# START OF Provided material

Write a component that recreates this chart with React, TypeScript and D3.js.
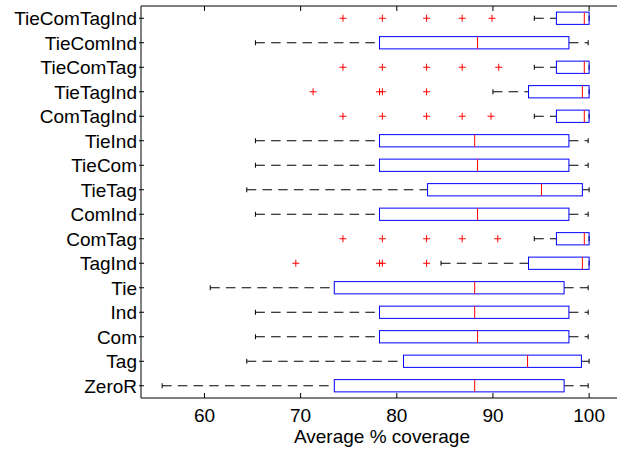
import React from "react"
import * as d3 from "d3"

// rows, top to bottom
const categories = [
  "TieComTagInd", "TieComInd", "TieComTag", "TieTagInd", "ComTagInd", "TieInd",
  "TieCom", "TieTag", "ComInd", "ComTag", "TagInd", "Tie", "Ind", "Com", "Tag", "ZeroR",
]
const lowerWhisker = [94.3, 65.3, 94.3, 90.0, 94.3, 65.3, 65.3, 64.4, 65.3, 94.3, 84.6, 60.6, 65.3, 65.3, 64.4, 55.6]
const q1 = [96.6, 78.2, 96.6, 93.7, 96.6, 78.2, 78.2, 83.2, 78.2, 96.6, 93.7, 73.5, 78.2, 78.2, 80.7, 73.5]
const median = [99.5, 88.4, 99.5, 99.3, 99.5, 88.1, 88.4, 95.05, 88.4, 99.5, 99.3, 88.1, 88.1, 88.4, 93.6, 88.1]
const q3 = [100, 97.9, 100, 100, 100, 97.9, 97.9, 99.3, 97.9, 100, 100, 97.4, 97.9, 97.9, 99.2, 97.4]
const upperWhisker = [100, 99.9, 100, 100, 100, 99.9, 99.9, 100, 99.9, 100, 100, 99.9, 99.9, 99.9, 100, 99.9]
const outliers: number[][] = [
  [74.4, 78.5, 83.1, 86.8, 89.9],
  [],
  [74.4, 78.5, 83.1, 86.8, 90.6],
  [71.3, 78.2, 78.5, 83.1],
  [74.4, 78.5, 83.1, 86.8, 89.8],
  [], [], [], [],
  [74.4, 78.5, 83.1, 86.8, 90.5],
  [69.5, 78.2, 78.5, 83.1],
  [], [], [], [], [],
]
const xTicks = [60, 70, 80, 90, 100]

export default function App() {
  const ref = React.useRef<SVGSVGElement>(null)

  React.useEffect(() => {
    const width = 617
    const height = 449
    const margin = { top: 6, right: 0, bottom: 50, left: 141 }
    const font = "'Liberation Sans', Arial, Helvetica, sans-serif"

    const x = d3.scaleLinear()
      .domain([53.4, 102.9])
      .range([margin.left, width - margin.right])

    const y = d3.scaleBand()
      .domain(categories)
      .range([margin.top, height - margin.bottom - 1])

    const bh = y.bandwidth() / 2
    const cy = (c: string) => (y(c) as number) + y.bandwidth() / 2
    const yBottom = height - margin.bottom - 1

    const svg = d3.select(ref.current)
    svg.selectAll("*").remove()
    svg.attr("width", width).attr("height", height)
      .style("font-family", font)

    const rows = categories.map((c, i) => ({
      c, lw: lowerWhisker[i], q1: q1[i], med: median[i], q3: q3[i], uw: upperWhisker[i], out: outliers[i],
    }))

    const g = svg.append("g")

    // whiskers (dashed)
    g.selectAll("path.wl")
      .data(rows)
      .enter()
      .append("path")
      .attr("d", (d) => `M${x(d.lw)},${cy(d.c)}H${x(d.q1)}`)
      .attr("stroke", "#000")
      .attr("stroke-dasharray", "9.5,6.2")
      .attr("fill", "none")

    g.selectAll("path.wr")
      .data(rows.filter((d) => d.uw > d.q3))
      .enter()
      .append("path")
      .attr("d", (d) => `M${x(d.q3)},${cy(d.c)}H${x(d.uw)}`)
      .attr("stroke", "#000")
      .attr("stroke-dasharray", "9.5,6.2")
      .attr("fill", "none")

    // whisker caps
    rows.forEach((d) => {
      ;[d.lw, d.uw].forEach((v) => {
        g.append("line")
          .attr("x1", x(v)).attr("x2", x(v))
          .attr("y1", cy(d.c) - 2.5).attr("y2", cy(d.c) + 2.5)
          .attr("stroke", "#000")
      })
    })

    // boxes
    g.selectAll("rect.box")
      .data(rows)
      .enter()
      .append("rect")
      .attr("x", (d) => x(d.q1))
      .attr("y", (d) => cy(d.c) - bh / 2)
      .attr("width", (d) => x(d.q3) - x(d.q1))
      .attr("height", bh)
      .attr("fill", "none")
      .attr("stroke", "#0000ff")

    // medians
    g.selectAll("line.med")
      .data(rows)
      .enter()
      .append("line")
      .attr("x1", (d) => x(d.med)).attr("x2", (d) => x(d.med))
      .attr("y1", (d) => cy(d.c) - bh / 2).attr("y2", (d) => cy(d.c) + bh / 2)
      .attr("stroke", "#ff0000")

    // outliers as red +
    const pts = rows.flatMap((d) => d.out.map((v) => ({ c: d.c, v })))
    g.selectAll("path.out")
      .data(pts)
      .enter()
      .append("path")
      .attr("d", (d) => {
        const px = x(d.v), py = cy(d.c)
        return `M${px - 3.5},${py}H${px + 3.5}M${px},${py - 3.5}V${py + 3.5}`
      })
      .attr("stroke", "#ff0000")
      .attr("fill", "none")

    // axes frame: left, top, bottom
    const ax = svg.append("g").attr("stroke", "#000").attr("fill", "none")
    ax.append("path").attr("d", `M${width},${margin.top}H${margin.left}V${yBottom}H${width}`)

    // x ticks (inward, top and bottom)
    xTicks.forEach((t) => {
      ax.append("line").attr("x1", x(t)).attr("x2", x(t)).attr("y1", yBottom).attr("y2", yBottom - 5)
      ax.append("line").attr("x1", x(t)).attr("x2", x(t)).attr("y1", margin.top).attr("y2", margin.top + 5)
    })
    // y ticks
    categories.forEach((c) => {
      ax.append("line").attr("x1", margin.left - 2).attr("x2", margin.left + 3).attr("y1", cy(c)).attr("y2", cy(c))
    })

    svg.append("g")
      .selectAll("text")
      .data(xTicks)
      .enter()
      .append("text")
      .attr("x", (d) => x(d))
      .attr("y", 422)
      .attr("text-anchor", "middle")
      .attr("font-size", 19)
      .text((d) => d)

    svg.append("g")
      .selectAll("text")
      .data(categories)
      .enter()
      .append("text")
      .attr("x", 137)
      .attr("y", (d) => cy(d) + 7)
      .attr("text-anchor", "end")
      .attr("font-size", 19)
      .text((d) => d)

    svg.append("text")
      .attr("x", 382)
      .attr("y", 443)
      .attr("text-anchor", "middle")
      .attr("font-size", 19)
      .text("Average % coverage")
  }, [])

  return (
    <div style={{ position: "absolute", left: 0, top: 0 }}>
      <svg ref={ref} style={{ display: "block" }} />
    </div>
  )
}
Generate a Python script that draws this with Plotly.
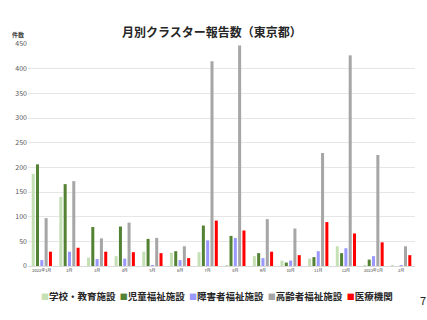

# END OF Provided material

--- Stated goal ---
Take the records above and transcribe them exactly, dropping every picture.

--- Reply ---
Write a component that recreates this chart with React, TypeScript and D3.js.
import React from "react"
import * as d3 from "d3"

// rows, top to bottom
const categories = [
  "TieComTagInd", "TieComInd", "TieComTag", "TieTagInd", "ComTagInd", "TieInd",
  "TieCom", "TieTag", "ComInd", "ComTag", "TagInd", "Tie", "Ind", "Com", "Tag", "ZeroR",
]
const lowerWhisker = [94.3, 65.3, 94.3, 90.0, 94.3, 65.3, 65.3, 64.4, 65.3, 94.3, 84.6, 60.6, 65.3, 65.3, 64.4, 55.6]
const q1 = [96.6, 78.2, 96.6, 93.7, 96.6, 78.2, 78.2, 83.2, 78.2, 96.6, 93.7, 73.5, 78.2, 78.2, 80.7, 73.5]
const median = [99.5, 88.4, 99.5, 99.3, 99.5, 88.1, 88.4, 95.05, 88.4, 99.5, 99.3, 88.1, 88.1, 88.4, 93.6, 88.1]
const q3 = [100, 97.9, 100, 100, 100, 97.9, 97.9, 99.3, 97.9, 100, 100, 97.4, 97.9, 97.9, 99.2, 97.4]
const upperWhisker = [100, 99.9, 100, 100, 100, 99.9, 99.9, 100, 99.9, 100, 100, 99.9, 99.9, 99.9, 100, 99.9]
const outliers: number[][] = [
  [74.4, 78.5, 83.1, 86.8, 89.9],
  [],
  [74.4, 78.5, 83.1, 86.8, 90.6],
  [71.3, 78.2, 78.5, 83.1],
  [74.4, 78.5, 83.1, 86.8, 89.8],
  [], [], [], [],
  [74.4, 78.5, 83.1, 86.8, 90.5],
  [69.5, 78.2, 78.5, 83.1],
  [], [], [], [], [],
]
const xTicks = [60, 70, 80, 90, 100]

export default function App() {
  const ref = React.useRef<SVGSVGElement>(null)

  React.useEffect(() => {
    const width = 617
    const height = 449
    const margin = { top: 6, right: 0, bottom: 50, left: 141 }
    const font = "'Liberation Sans', Arial, Helvetica, sans-serif"

    const x = d3.scaleLinear()
      .domain([53.4, 102.9])
      .range([margin.left, width - margin.right])

    const y = d3.scaleBand()
      .domain(categories)
      .range([margin.top, height - margin.bottom - 1])

    const bh = y.bandwidth() / 2
    const cy = (c: string) => (y(c) as number) + y.bandwidth() / 2
    const yBottom = height - margin.bottom - 1

    const svg = d3.select(ref.current)
    svg.selectAll("*").remove()
    svg.attr("width", width).attr("height", height)
      .style("font-family", font)

    const rows = categories.map((c, i) => ({
      c, lw: lowerWhisker[i], q1: q1[i], med: median[i], q3: q3[i], uw: upperWhisker[i], out: outliers[i],
    }))

    const g = svg.append("g")

    // whiskers (dashed)
    g.selectAll("path.wl")
      .data(rows)
      .enter()
      .append("path")
      .attr("d", (d) => `M${x(d.lw)},${cy(d.c)}H${x(d.q1)}`)
      .attr("stroke", "#000")
      .attr("stroke-dasharray", "9.5,6.2")
      .attr("fill", "none")

    g.selectAll("path.wr")
      .data(rows.filter((d) => d.uw > d.q3))
      .enter()
      .append("path")
      .attr("d", (d) => `M${x(d.q3)},${cy(d.c)}H${x(d.uw)}`)
      .attr("stroke", "#000")
      .attr("stroke-dasharray", "9.5,6.2")
      .attr("fill", "none")

    // whisker caps
    rows.forEach((d) => {
      ;[d.lw, d.uw].forEach((v) => {
        g.append("line")
          .attr("x1", x(v)).attr("x2", x(v))
          .attr("y1", cy(d.c) - 2.5).attr("y2", cy(d.c) + 2.5)
          .attr("stroke", "#000")
      })
    })

    // boxes
    g.selectAll("rect.box")
      .data(rows)
      .enter()
      .append("rect")
      .attr("x", (d) => x(d.q1))
      .attr("y", (d) => cy(d.c) - bh / 2)
      .attr("width", (d) => x(d.q3) - x(d.q1))
      .attr("height", bh)
      .attr("fill", "none")
      .attr("stroke", "#0000ff")

    // medians
    g.selectAll("line.med")
      .data(rows)
      .enter()
      .append("line")
      .attr("x1", (d) => x(d.med)).attr("x2", (d) => x(d.med))
      .attr("y1", (d) => cy(d.c) - bh / 2).attr("y2", (d) => cy(d.c) + bh / 2)
      .attr("stroke", "#ff0000")

    // outliers as red +
    const pts = rows.flatMap((d) => d.out.map((v) => ({ c: d.c, v })))
    g.selectAll("path.out")
      .data(pts)
      .enter()
      .append("path")
      .attr("d", (d) => {
        const px = x(d.v), py = cy(d.c)
        return `M${px - 3.5},${py}H${px + 3.5}M${px},${py - 3.5}V${py + 3.5}`
      })
      .attr("stroke", "#ff0000")
      .attr("fill", "none")

    // axes frame: left, top, bottom
    const ax = svg.append("g").attr("stroke", "#000").attr("fill", "none")
    ax.append("path").attr("d", `M${width},${margin.top}H${margin.left}V${yBottom}H${width}`)

    // x ticks (inward, top and bottom)
    xTicks.forEach((t) => {
      ax.append("line").attr("x1", x(t)).attr("x2", x(t)).attr("y1", yBottom).attr("y2", yBottom - 5)
      ax.append("line").attr("x1", x(t)).attr("x2", x(t)).attr("y1", margin.top).attr("y2", margin.top + 5)
    })
    // y ticks
    categories.forEach((c) => {
      ax.append("line").attr("x1", margin.left - 2).attr("x2", margin.left + 3).attr("y1", cy(c)).attr("y2", cy(c))
    })

    svg.append("g")
      .selectAll("text")
      .data(xTicks)
      .enter()
      .append("text")
      .attr("x", (d) => x(d))
      .attr("y", 422)
      .attr("text-anchor", "middle")
      .attr("font-size", 19)
      .text((d) => d)

    svg.append("g")
      .selectAll("text")
      .data(categories)
      .enter()
      .append("text")
      .attr("x", 137)
      .attr("y", (d) => cy(d) + 7)
      .attr("text-anchor", "end")
      .attr("font-size", 19)
      .text((d) => d)

    svg.append("text")
      .attr("x", 382)
      .attr("y", 443)
      .attr("text-anchor", "middle")
      .attr("font-size", 19)
      .text("Average % coverage")
  }, [])

  return (
    <div style={{ position: "absolute", left: 0, top: 0 }}>
      <svg ref={ref} style={{ display: "block" }} />
    </div>
  )
}
Generate a Python script that draws this with Plotly.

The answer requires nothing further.